■ **Exercise task**
Your task is to output the listing word for word, with pictures excluded.

■ **Recorded information**
§ §
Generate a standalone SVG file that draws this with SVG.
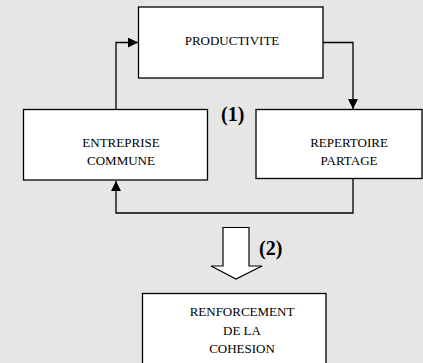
<svg xmlns="http://www.w3.org/2000/svg" width="423" height="363" viewBox="0 0 423 363">
<defs>
<style>
.box{fill:#fff;stroke:#000;stroke-width:1.3}
.t{font-family:"Liberation Serif","Times New Roman",serif;font-size:13px;fill:#000;text-anchor:middle}
.n{font-family:"Liberation Serif","Times New Roman",serif;font-size:20px;font-weight:bold;fill:#000}
.c{fill:none;stroke:#000;stroke-width:1.3}
</style>
<marker id="ah" viewBox="0 0 10 10" refX="10" refY="5" markerWidth="10" markerHeight="10" markerUnits="userSpaceOnUse" orient="auto">
<path d="M0,0 L10,5 L0,10 Z" fill="#000"/>
</marker>
</defs>
<rect x="0" y="0" width="423" height="363" fill="#e6e6e6"/>
<g id="connectors">
<path class="c" d="M116,109 V42.5 H138" marker-end="url(#ah)"/>
<path class="c" d="M323,42.5 H353 V109" marker-end="url(#ah)"/>
<path class="c" d="M353,179 V213 H116 V181" marker-end="url(#ah)"/>
<path d="M223,227.5 H249 V266 H262 L236,279 L211,266 H223 Z" fill="#fff" stroke="#000" stroke-width="1.2"/>
</g>
<g id="productivite">
<rect class="box" x="138.5" y="7" width="184.5" height="71"/>
<text class="t" x="232" y="45">PRODUCTIVITE</text>
</g>
<g id="entreprise">
<rect class="box" x="23.5" y="109.5" width="184" height="70.5"/>
<text class="t" x="121" y="147">ENTREPRISE</text>
<text class="t" x="121" y="165">COMMUNE</text>
</g>
<g id="repertoire">
<rect class="box" x="256" y="109.5" width="166" height="69"/>
<text class="t" x="349" y="147">REPERTOIRE</text>
<text class="t" x="349" y="165">PARTAGE</text>
</g>
<g id="renforcement">
<rect class="box" x="142.5" y="293.5" width="183.5" height="80"/>
<text class="t" x="242" y="316">RENFORCEMENT</text>
<text class="t" x="242" y="335">DE LA</text>
<text class="t" x="242" y="353">COHESION</text>
</g>
<g id="labels">
<text class="n" x="221" y="121">(1)</text>
<text class="n" x="259" y="255">(2)</text>
</g>
</svg>
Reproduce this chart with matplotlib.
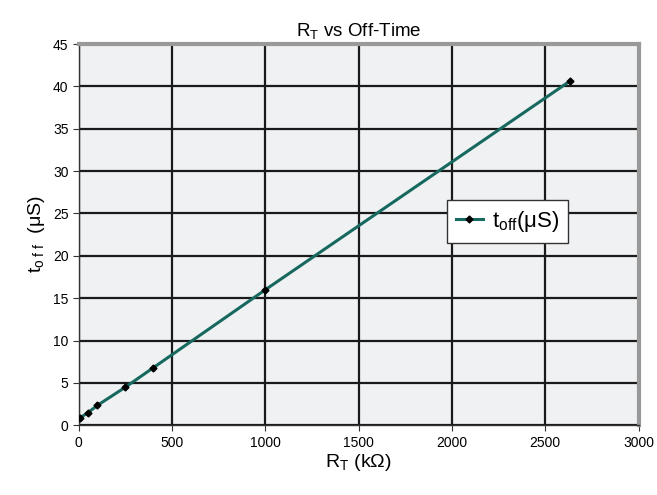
import matplotlib.pyplot as plt
from matplotlib import font_manager

# data
rt_kohm = [5, 50, 100, 250, 400, 1000, 2630]
toff_us = [0.85, 1.5, 2.35, 4.5, 6.8, 16.0, 40.6]

xticks = [0, 500, 1000, 1500, 2000, 2500, 3000]
yticks = [0, 5, 10, 15, 20, 25, 30, 35, 40, 45]

names = {f.name for f in font_manager.fontManager.ttflist}
fam = 'Liberation Sans Narrow' if 'Liberation Sans Narrow' in names else 'Liberation Sans'
plt.rcParams['font.family'] = [fam, 'DejaVu Sans']
plt.rcParams['mathtext.fontset'] = 'custom'
plt.rcParams['mathtext.rm'] = fam
plt.rcParams['mathtext.it'] = fam

fig = plt.figure(figsize=(6.57, 4.95), dpi=100)
ax = fig.add_axes([0.120, 0.141, 0.852, 0.770])
ax.set_facecolor('#f0f1f3')

ax.plot(rt_kohm, toff_us, color='#17695f', lw=2.2, marker='D', ms=3.5,
        mfc='black', mec='black', label=r'$\mathregular{t_{off}}$(μS)', zorder=3)

ax.set_xlim(0, 3000)
ax.set_ylim(0, 45)
ax.set_xticks(xticks)
ax.set_yticks(yticks)
ax.grid(True, color='#1a1a1a', lw=1.6)
ax.set_axisbelow(True)
ax.tick_params(labelsize=10, length=4, color='#333333')

for s in ['top', 'right']:
    ax.spines[s].set_color('#999999')
    ax.spines[s].set_linewidth(3)
for s in ['left', 'bottom']:
    ax.spines[s].set_color('#333333')
    ax.spines[s].set_linewidth(1)

ax.set_title(r'$\mathregular{R_T}$ vs Off-Time', fontsize=13.5, pad=6)
ax.set_xlabel(r'$\mathregular{R_T}$ (kΩ)', fontsize=14, labelpad=2)
ax.set_ylabel(r'$\mathregular{t_{o\ f\ f}}$  (μS)', fontsize=14, labelpad=4)

leg = ax.legend(loc='upper left', bbox_to_anchor=(0.638, 0.62), fontsize=16,
                frameon=True, fancybox=False, framealpha=1, edgecolor='#333333',
                handlelength=1.2, handletextpad=0.4, borderpad=0.4)
leg.get_frame().set_linewidth(1)

fig.savefig('out.png', dpi=100)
§ §
■ **Response**
Generate a standalone SVG file that draws this with SVG.
<svg xmlns="http://www.w3.org/2000/svg" width="423" height="363" viewBox="0 0 423 363">
<defs>
<style>
.box{fill:#fff;stroke:#000;stroke-width:1.3}
.t{font-family:"Liberation Serif","Times New Roman",serif;font-size:13px;fill:#000;text-anchor:middle}
.n{font-family:"Liberation Serif","Times New Roman",serif;font-size:20px;font-weight:bold;fill:#000}
.c{fill:none;stroke:#000;stroke-width:1.3}
</style>
<marker id="ah" viewBox="0 0 10 10" refX="10" refY="5" markerWidth="10" markerHeight="10" markerUnits="userSpaceOnUse" orient="auto">
<path d="M0,0 L10,5 L0,10 Z" fill="#000"/>
</marker>
</defs>
<rect x="0" y="0" width="423" height="363" fill="#e6e6e6"/>
<g id="connectors">
<path class="c" d="M116,109 V42.5 H138" marker-end="url(#ah)"/>
<path class="c" d="M323,42.5 H353 V109" marker-end="url(#ah)"/>
<path class="c" d="M353,179 V213 H116 V181" marker-end="url(#ah)"/>
<path d="M223,227.5 H249 V266 H262 L236,279 L211,266 H223 Z" fill="#fff" stroke="#000" stroke-width="1.2"/>
</g>
<g id="productivite">
<rect class="box" x="138.5" y="7" width="184.5" height="71"/>
<text class="t" x="232" y="45">PRODUCTIVITE</text>
</g>
<g id="entreprise">
<rect class="box" x="23.5" y="109.5" width="184" height="70.5"/>
<text class="t" x="121" y="147">ENTREPRISE</text>
<text class="t" x="121" y="165">COMMUNE</text>
</g>
<g id="repertoire">
<rect class="box" x="256" y="109.5" width="166" height="69"/>
<text class="t" x="349" y="147">REPERTOIRE</text>
<text class="t" x="349" y="165">PARTAGE</text>
</g>
<g id="renforcement">
<rect class="box" x="142.5" y="293.5" width="183.5" height="80"/>
<text class="t" x="242" y="316">RENFORCEMENT</text>
<text class="t" x="242" y="335">DE LA</text>
<text class="t" x="242" y="353">COHESION</text>
</g>
<g id="labels">
<text class="n" x="221" y="121">(1)</text>
<text class="n" x="259" y="255">(2)</text>
</g>
</svg>
Reproduce this chart with matplotlib.
import matplotlib.pyplot as plt
from matplotlib import font_manager

# data
rt_kohm = [5, 50, 100, 250, 400, 1000, 2630]
toff_us = [0.85, 1.5, 2.35, 4.5, 6.8, 16.0, 40.6]

xticks = [0, 500, 1000, 1500, 2000, 2500, 3000]
yticks = [0, 5, 10, 15, 20, 25, 30, 35, 40, 45]

names = {f.name for f in font_manager.fontManager.ttflist}
fam = 'Liberation Sans Narrow' if 'Liberation Sans Narrow' in names else 'Liberation Sans'
plt.rcParams['font.family'] = [fam, 'DejaVu Sans']
plt.rcParams['mathtext.fontset'] = 'custom'
plt.rcParams['mathtext.rm'] = fam
plt.rcParams['mathtext.it'] = fam

fig = plt.figure(figsize=(6.57, 4.95), dpi=100)
ax = fig.add_axes([0.120, 0.141, 0.852, 0.770])
ax.set_facecolor('#f0f1f3')

ax.plot(rt_kohm, toff_us, color='#17695f', lw=2.2, marker='D', ms=3.5,
        mfc='black', mec='black', label=r'$\mathregular{t_{off}}$(μS)', zorder=3)

ax.set_xlim(0, 3000)
ax.set_ylim(0, 45)
ax.set_xticks(xticks)
ax.set_yticks(yticks)
ax.grid(True, color='#1a1a1a', lw=1.6)
ax.set_axisbelow(True)
ax.tick_params(labelsize=10, length=4, color='#333333')

for s in ['top', 'right']:
    ax.spines[s].set_color('#999999')
    ax.spines[s].set_linewidth(3)
for s in ['left', 'bottom']:
    ax.spines[s].set_color('#333333')
    ax.spines[s].set_linewidth(1)

ax.set_title(r'$\mathregular{R_T}$ vs Off-Time', fontsize=13.5, pad=6)
ax.set_xlabel(r'$\mathregular{R_T}$ (kΩ)', fontsize=14, labelpad=2)
ax.set_ylabel(r'$\mathregular{t_{o\ f\ f}}$  (μS)', fontsize=14, labelpad=4)

leg = ax.legend(loc='upper left', bbox_to_anchor=(0.638, 0.62), fontsize=16,
                frameon=True, fancybox=False, framealpha=1, edgecolor='#333333',
                handlelength=1.2, handletextpad=0.4, borderpad=0.4)
leg.get_frame().set_linewidth(1)

fig.savefig('out.png', dpi=100)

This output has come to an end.